Task to complete - Transcribe exactly the lines from the one containing "Convert this chart to seaborn" through the one containing "from matplotlib.ticker import MultipleLocator", both included, and leave out any pictures.

Given data -
──────────

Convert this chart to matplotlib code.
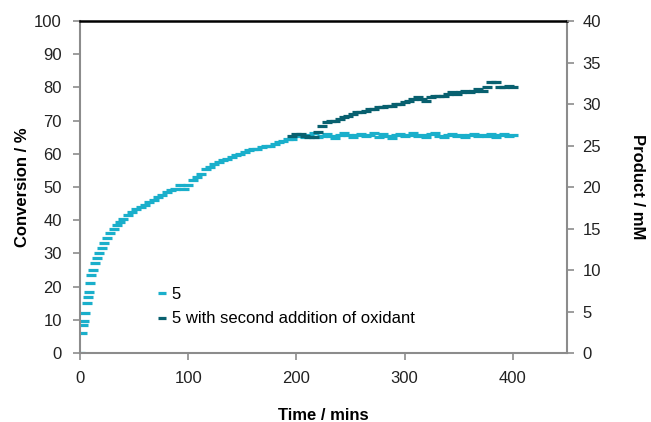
import matplotlib
matplotlib.use("Agg")
import matplotlib.pyplot as plt

plt.rcParams['font.family'] = ['Liberation Sans', 'DejaVu Sans']

# series "5" (conversion %)
t1 = [0, 2, 3, 4, 5, 6, 7, 8, 9, 10, 12, 14, 16, 18, 20, 22, 25, 28, 31, 34, 37,
      40, 44, 48, 52, 56, 60, 64, 68, 72, 76, 80, 84, 88, 92, 96, 100, 104, 108,
      112, 116, 120, 124, 128, 132, 136, 140, 144, 148, 152, 156, 160, 164, 168,
      172, 176, 180, 184, 188, 192, 196, 200,
      204, 208, 212, 216, 220, 224, 228, 232, 236, 240, 244, 248, 252, 256, 260,
      264, 268, 272, 276, 280, 284, 288, 292, 296, 300, 304, 308, 312, 316, 320,
      324, 328, 332, 336, 340, 344, 348, 352, 356, 360, 364, 368, 372, 376, 380,
      384, 388, 392, 396, 400]
conv1 = [0, 6, 8.5, 9.5, 12, 15, 17, 18.5, 21, 23.5, 25, 27, 28.5, 30, 31.5, 33, 34.5, 36, 37.5, 38.5, 39.5,
         40.5, 41.5, 42.5, 43.5, 44, 44.5, 45.5, 46, 47, 47.5, 48.5, 49, 49.5, 50.5, 49.5, 50.5, 52, 53,
         54, 55.5, 56, 57, 57.5, 58, 58.5, 59, 59.5, 60, 60.5, 61, 61.5, 61.5, 62,
         62.5, 62.5, 63, 63.5, 64, 64.5, 64.5, 65.5,
         65.8, 65.2, 65.6, 66.2, 65.0, 65.5, 65.9, 65.3, 64.8, 65.7, 66.3, 65.6, 65.1, 65.8, 66.0,
         65.4, 65.7, 66.4, 65.2, 65.9, 65.5, 64.9, 65.6, 66.1, 65.3, 65.8, 66.2, 65.4, 65.7, 65.1,
         65.9, 66.3, 65.5, 65.2, 65.8, 66.0, 65.4, 65.7, 65.0, 65.6, 66.1, 65.3, 65.8, 65.5, 65.9,
         65.2, 65.6, 66.0, 65.4, 65.7]

# series "5 with second addition of oxidant"
t2 = [196, 200, 204, 208, 212, 216, 220, 224, 228, 232, 236, 240, 244, 248, 252, 256,
      260, 264, 268, 272, 276, 280, 284, 288, 292, 296, 300, 304, 308, 312, 316, 320,
      324, 328, 332, 336, 340, 344, 348, 352, 356, 360, 364, 368, 372, 376, 380, 384,
      388, 392, 396, 400]
conv2 = [65.5, 66, 66, 65.5, 65, 65, 66.5, 68.5, 69.5, 70, 70, 70.5, 71, 71.5, 72, 72.5,
         72.5, 73, 73.5, 73.5, 74, 74, 74.5, 74.5, 75, 75, 75.5, 76, 76.5, 77, 76.5, 76,
         77, 77.5, 77.5, 77.5, 78, 78.5, 78, 78.5, 79, 78.5, 79, 79.5, 79, 80, 81.5, 81.5,
         80, 80, 80.5, 80]

labels = ['5', '5 with second addition of oxidant']
colors = ['#1aafcb', '#08606f']
grey = '#8c8c8c'

fig = plt.figure(figsize=(6.51, 4.22), dpi=100)
ax = fig.add_axes([0.1229, 0.1635, 0.7481, 0.7867])

ax.plot(t1, conv1, linestyle='none', marker='_', ms=7, mew=2.3, color=colors[0], label=labels[0])
ax.plot(t2, conv2, linestyle='none', marker='_', ms=7, mew=2.3, color=colors[1], label=labels[1])

ax.set_xlim(0, 450)
ax.set_ylim(0, 100)
ax.set_xticks([0, 100, 200, 300, 400])
ax.set_yticks(range(0, 101, 10))
for s in ['left', 'bottom', 'right']:
    ax.spines[s].set_color(grey)
    ax.spines[s].set_linewidth(1.5)
ax.spines['top'].set_color('black')
ax.spines['top'].set_linewidth(1.8)
ax.tick_params(axis='both', direction='out', length=5, width=1.2, color=grey,
               labelsize=12, labelcolor='#222222')
ax.tick_params(axis='y', pad=8)
ax.tick_params(axis='x', pad=8)

ax2 = ax.twinx()
ax2.set_ylim(0, 40)
ax2.set_yticks(range(0, 41, 5))
for s in ax2.spines.values():
    s.set_visible(False)
ax2.tick_params(axis='y', direction='out', length=5, width=1.2, color=grey,
                labelsize=12, labelcolor='#222222', pad=6)

ax.set_xlabel('Time / mins', fontsize=12, fontweight='bold', labelpad=16)
ax.set_ylabel('Conversion / %', fontsize=12, fontweight='bold', labelpad=3)
ax2.set_ylabel('Product / mM', fontsize=12, fontweight='bold', rotation=270, labelpad=32)

leg = ax.legend(loc='lower left', bbox_to_anchor=(0.13, 0.035), frameon=False,
                fontsize=12, handlelength=0.5, handletextpad=0.3, labelspacing=0.55,
                numpoints=1, markerscale=0.8)

fig.savefig('out.png', dpi=100)
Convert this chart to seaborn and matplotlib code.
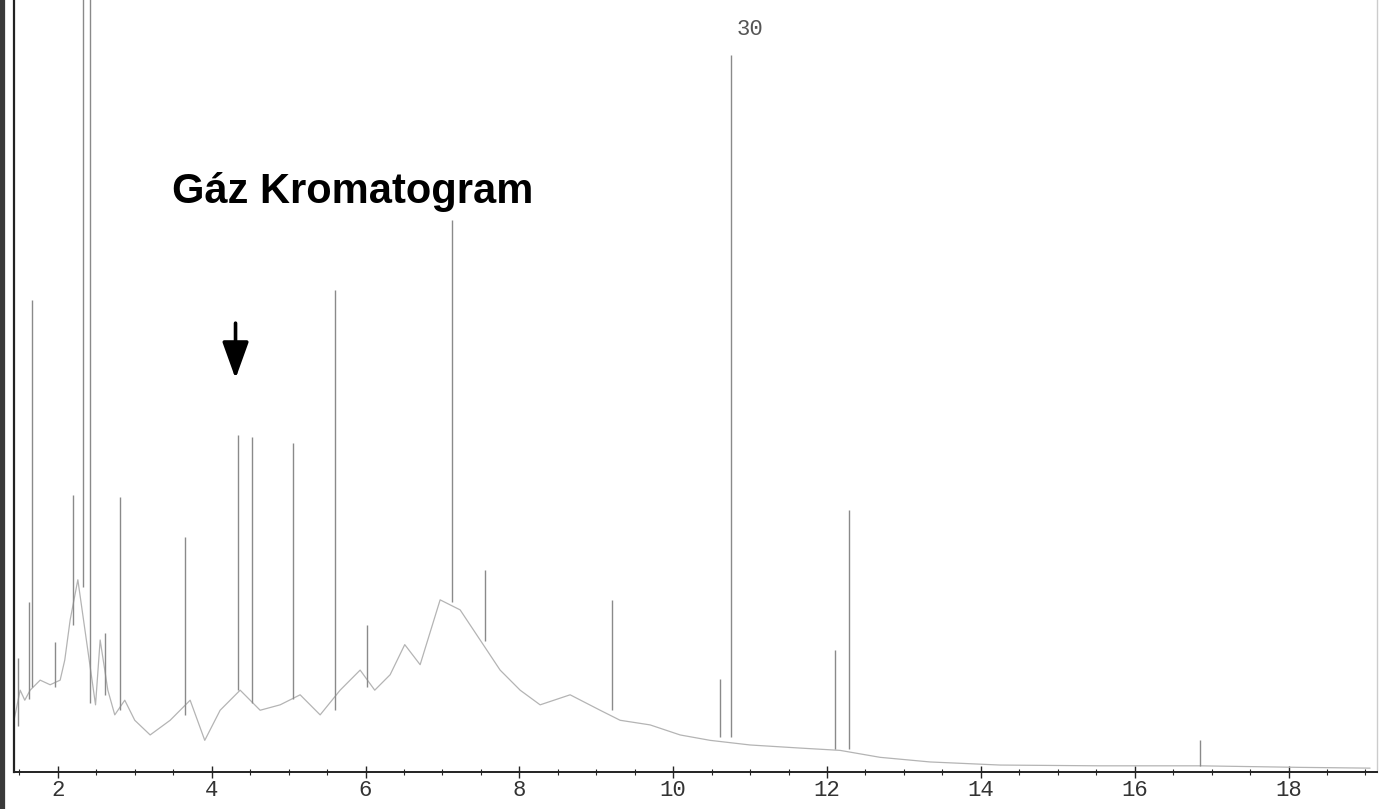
import matplotlib
matplotlib.use("Agg")
import matplotlib.pyplot as plt
import seaborn as sns
import pandas as pd
from matplotlib.lines import Line2D
from matplotlib.ticker import MultipleLocator

# ---- data ----
baseline_time = [1.43, 1.51, 1.57, 1.64, 1.77, 1.90, 2.03, 2.09, 2.16, 2.26, 2.49, 2.55,
                 2.65, 2.74, 2.87, 3.00, 3.20, 3.46, 3.72, 3.91, 4.11, 4.37, 4.63, 4.89,
                 5.15, 5.41, 5.67, 5.93, 6.12, 6.32, 6.51, 6.71, 6.97, 7.23, 7.49, 7.75,
                 8.01, 8.27, 8.66, 9.05, 9.31, 9.70, 10.09, 10.48, 11.00, 11.65, 12.17,
                 12.69, 13.34, 14.25, 15.55, 16.85, 18.15, 19.06]
baseline_signal = [6.7, 10.6, 9.3, 10.6, 11.9, 11.3, 11.9, 14.5, 19.7, 24.9, 8.7, 17.1,
                   10.6, 7.4, 9.3, 6.7, 4.8, 6.7, 9.3, 4.1, 8.0, 10.6, 8.0, 8.7,
                   10.0, 7.4, 10.6, 13.2, 10.6, 12.6, 16.5, 13.9, 22.3, 21.0, 17.1, 13.2,
                   10.6, 8.7, 10.0, 8.0, 6.7, 6.1, 4.8, 4.1, 3.5, 3.1, 2.8,
                   1.9, 1.3, 0.9, 0.8, 0.8, 0.6, 0.5]

peak_time = [1.48, 1.62, 1.66, 1.96, 2.20, 2.33, 2.42, 2.61, 2.81, 3.65, 4.34, 4.52,
             5.06, 5.60, 6.02, 7.12, 7.55, 9.20, 10.61, 10.75, 12.10, 12.29, 16.85]
peak_base = [6.0, 9.5, 11.0, 11.0, 19.0, 24.0, 9.0, 10.0, 8.0, 7.4, 10.6, 9.0,
             9.5, 8.0, 11.0, 22.0, 17.0, 8.0, 4.5, 4.5, 3.0, 3.0, 0.8]
peak_height = [14.8, 22.0, 61.1, 16.8, 35.9, 140.0, 140.0, 18.0, 35.6, 30.4, 43.7, 43.4,
               42.6, 62.4, 19.0, 71.5, 26.2, 22.3, 12.0, 92.9, 15.8, 33.9, 4.1]

tick_values = [2, 4, 6, 8, 10, 12, 14, 16, 18]
title_text = "Gáz Kromatogram"
peak_label = "30"
peak_label_time = 10.83
arrow_time = 4.31

# ---- style ----
sns.set_style("ticks")
plt.rcParams["font.family"] = ["Liberation Mono", "DejaVu Sans"]

fig = plt.figure(figsize=(13.82, 8.09), dpi=100)
ax = fig.add_axes([14 / 1382, 37 / 809, (1377 - 14) / 1382, 772 / 809])

trace = pd.DataFrame({"time": baseline_time, "signal": baseline_signal})
sns.lineplot(data=trace, x="time", y="signal", ax=ax, color="#b4b4b4", lw=0.9,
             estimator=None, sort=False)

ax.vlines(peak_time, peak_base, peak_height, colors="#8a8a8a", lw=1.0)

ax.set_xlim(1.43, 19.15)
ax.set_ylim(0, 100)
ax.set_xlabel("")
ax.set_ylabel("")
ax.set_xticks(tick_values)
ax.set_xticklabels([str(v) for v in tick_values])
ax.xaxis.set_minor_locator(MultipleLocator(0.5))
ax.set_yticks([])
ax.tick_params(axis="x", which="major", direction="inout", length=8, width=1,
               labelsize=16, labelcolor="#333333", pad=2)
ax.tick_params(axis="x", which="minor", direction="inout", length=5, width=0.8)

ax.spines["top"].set_visible(False)
ax.spines["right"].set_color("#cccccc")
ax.spines["right"].set_linewidth(1.0)
ax.spines["left"].set_color("#222222")
ax.spines["left"].set_linewidth(1.6)
ax.spines["bottom"].set_color("#222222")
ax.spines["bottom"].set_linewidth(1.4)

ax.text(peak_label_time, 96.2, peak_label, fontsize=16, color="#555555",
        ha="left", va="center", family=["Liberation Mono", "DejaVu Sans"])
ax.text(3.48, 73.7, title_text, fontsize=30, fontweight="bold", color="black",
        ha="left", va="baseline", family=["Liberation Sans", "DejaVu Sans"])
ax.annotate("", xy=(arrow_time, 50.6), xytext=(arrow_time, 58.5),
            arrowprops=dict(arrowstyle="-|>,head_length=0.75,head_width=0.27",
                            lw=2.6, color="black", mutation_scale=30))

# scanned dark left border
fig.add_artist(Line2D([0.0018, 0.0018], [0, 1], transform=fig.transFigure,
                      color="#3a3a3a", lw=4.5))

fig.savefig("out.png", dpi=100)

──────────

Written answer -
Convert this chart to seaborn and matplotlib code.
import matplotlib
matplotlib.use("Agg")
import matplotlib.pyplot as plt
import seaborn as sns
import pandas as pd
from matplotlib.lines import Line2D
from matplotlib.ticker import MultipleLocator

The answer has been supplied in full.